<<<<

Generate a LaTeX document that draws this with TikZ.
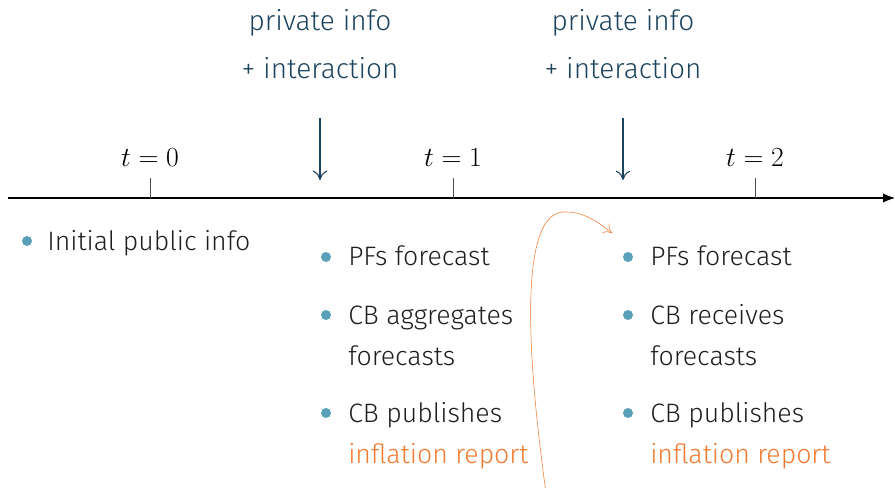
\documentclass[tikz,border=0pt]{standalone}
\usepackage[no-math]{fontspec}
\setmainfont{Fira Sans Light}
\usetikzlibrary{arrows.meta, positioning}
\definecolor{infoblue}{RGB}{28,68,94}
\definecolor{bulletteal}{RGB}{90,160,185}
\definecolor{reportorange}{RGB}{240,122,48}
\definecolor{bodytext}{RGB}{30,30,30}

\begin{document}
\begin{tikzpicture}[
    x=0.75pt, y=-0.75pt,
    itembox/.style={anchor=base west, align=left, inner sep=0pt, text=bodytext, font=\fontsize{20}{30.75}\selectfont},
    infolabel/.style={anchor=base, inner sep=0pt, text=infoblue, font=\fontsize{21}{30.75}\selectfont},
    timelabel/.style={anchor=base, inner sep=0pt, font=\fontsize{22}{26}\selectfont},
    dot/.style={circle, fill=bulletteal, inner sep=0pt, minimum size=7.5pt},
    tick/.style={draw=black!70, thin},
    arrow/.style={-{To[length=7pt, width=11pt]}, thick, infoblue}
]
\useasboundingbox (0,0) rectangle (895,488);

% Time axis
\coordinate (axisstart) at (8,198);
\coordinate (axisend) at (895,198);
\draw[thick, -{Latex[length=9pt, width=7pt]}] (axisstart) -- (axisend);

% Ticks and dates
\foreach \x/\t in {150/0, 453/1, 755/2} {
  \coordinate (tick\t) at (\x,198);
  \draw[tick] (tick\t) -- ++(0,-20);
  \node[timelabel] (date\t) at (\x,167) {$t=\t$};
}

% Private info arrows
\foreach \x/\n in {320/a, 623/b} {
  \node[infolabel] (priv\n) at (\x,31) {private info};
  \node[infolabel] (inter\n) at (\x,79) {+ interaction};
  \coordinate (arrtop\n) at (\x,118);
  \coordinate (arrbot\n) at (\x,180);
  \draw[arrow] (arrtop\n) -- (arrbot\n);
}

% Items at t=0
\node[dot] (d0) at (27,241) {};
\node[itembox] (init) at (47,250) {Initial public info};

% Items at t=1 (base = last line)
\node[dot] (d1a) at (326,257) {};
\node[itembox] (pf1) at (348,266) {PFs forecast};
\node[dot] (d1b) at (326,315) {};
\node[itembox] (agg1) at (348,365) {CB aggregates\\forecasts};
\node[dot] (d1c) at (326,413) {};
\node[itembox] (pub1) at (348,463) {CB publishes\\\textcolor{reportorange}{inflation report}};

% Items at t=2
\node[dot] (d2a) at (628,257) {};
\node[itembox] (pf2) at (650,266) {PFs forecast};
\node[dot] (d2b) at (628,315) {};
\node[itembox] (rec2) at (650,365) {CB receives\\forecasts};
\node[dot] (d2c) at (628,413) {};
\node[itembox] (pub2) at (650,463) {CB publishes\\\textcolor{reportorange}{inflation report}};

% Report feeds the next forecast
\coordinate (loopstart) at (547,500);
\coordinate (looptop) at (563,212);
\coordinate (loopend) at (612,233);
\begin{scope}
\clip (0,0) rectangle (895,488);
\draw[reportorange, -{To[length=6pt, width=9pt]}] (loopstart) .. controls (530,380) and (515,215) .. (looptop) .. controls (585,211) and (600,224) .. (loopend);
\end{scope}

\end{tikzpicture}
\end{document}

>>>>

■ Set task: Write out the listing above again, exactly, but with no pictures in the copy.

■ Exercise solution:
Generate a LaTeX document that draws this with TikZ.
\documentclass[tikz,border=0pt]{standalone}
\usepackage[no-math]{fontspec}
\setmainfont{Fira Sans Light}
\usetikzlibrary{arrows.meta, positioning}
\definecolor{infoblue}{RGB}{28,68,94}
\definecolor{bulletteal}{RGB}{90,160,185}
\definecolor{reportorange}{RGB}{240,122,48}
\definecolor{bodytext}{RGB}{30,30,30}

\begin{document}
\begin{tikzpicture}[
    x=0.75pt, y=-0.75pt,
    itembox/.style={anchor=base west, align=left, inner sep=0pt, text=bodytext, font=\fontsize{20}{30.75}\selectfont},
    infolabel/.style={anchor=base, inner sep=0pt, text=infoblue, font=\fontsize{21}{30.75}\selectfont},
    timelabel/.style={anchor=base, inner sep=0pt, font=\fontsize{22}{26}\selectfont},
    dot/.style={circle, fill=bulletteal, inner sep=0pt, minimum size=7.5pt},
    tick/.style={draw=black!70, thin},
    arrow/.style={-{To[length=7pt, width=11pt]}, thick, infoblue}
]
\useasboundingbox (0,0) rectangle (895,488);

% Time axis
\coordinate (axisstart) at (8,198);
\coordinate (axisend) at (895,198);
\draw[thick, -{Latex[length=9pt, width=7pt]}] (axisstart) -- (axisend);

% Ticks and dates
\foreach \x/\t in {150/0, 453/1, 755/2} {
  \coordinate (tick\t) at (\x,198);
  \draw[tick] (tick\t) -- ++(0,-20);
  \node[timelabel] (date\t) at (\x,167) {$t=\t$};
}

% Private info arrows
\foreach \x/\n in {320/a, 623/b} {
  \node[infolabel] (priv\n) at (\x,31) {private info};
  \node[infolabel] (inter\n) at (\x,79) {+ interaction};
  \coordinate (arrtop\n) at (\x,118);
  \coordinate (arrbot\n) at (\x,180);
  \draw[arrow] (arrtop\n) -- (arrbot\n);
}

% Items at t=0
\node[dot] (d0) at (27,241) {};
\node[itembox] (init) at (47,250) {Initial public info};

% Items at t=1 (base = last line)
\node[dot] (d1a) at (326,257) {};
\node[itembox] (pf1) at (348,266) {PFs forecast};
\node[dot] (d1b) at (326,315) {};
\node[itembox] (agg1) at (348,365) {CB aggregates\\forecasts};
\node[dot] (d1c) at (326,413) {};
\node[itembox] (pub1) at (348,463) {CB publishes\\\textcolor{reportorange}{inflation report}};

% Items at t=2
\node[dot] (d2a) at (628,257) {};
\node[itembox] (pf2) at (650,266) {PFs forecast};
\node[dot] (d2b) at (628,315) {};
\node[itembox] (rec2) at (650,365) {CB receives\\forecasts};
\node[dot] (d2c) at (628,413) {};
\node[itembox] (pub2) at (650,463) {CB publishes\\\textcolor{reportorange}{inflation report}};

% Report feeds the next forecast
\coordinate (loopstart) at (547,500);
\coordinate (looptop) at (563,212);
\coordinate (loopend) at (612,233);
\begin{scope}
\clip (0,0) rectangle (895,488);
\draw[reportorange, -{To[length=6pt, width=9pt]}] (loopstart) .. controls (530,380) and (515,215) .. (looptop) .. controls (585,211) and (600,224) .. (loopend);
\end{scope}

\end{tikzpicture}
\end{document}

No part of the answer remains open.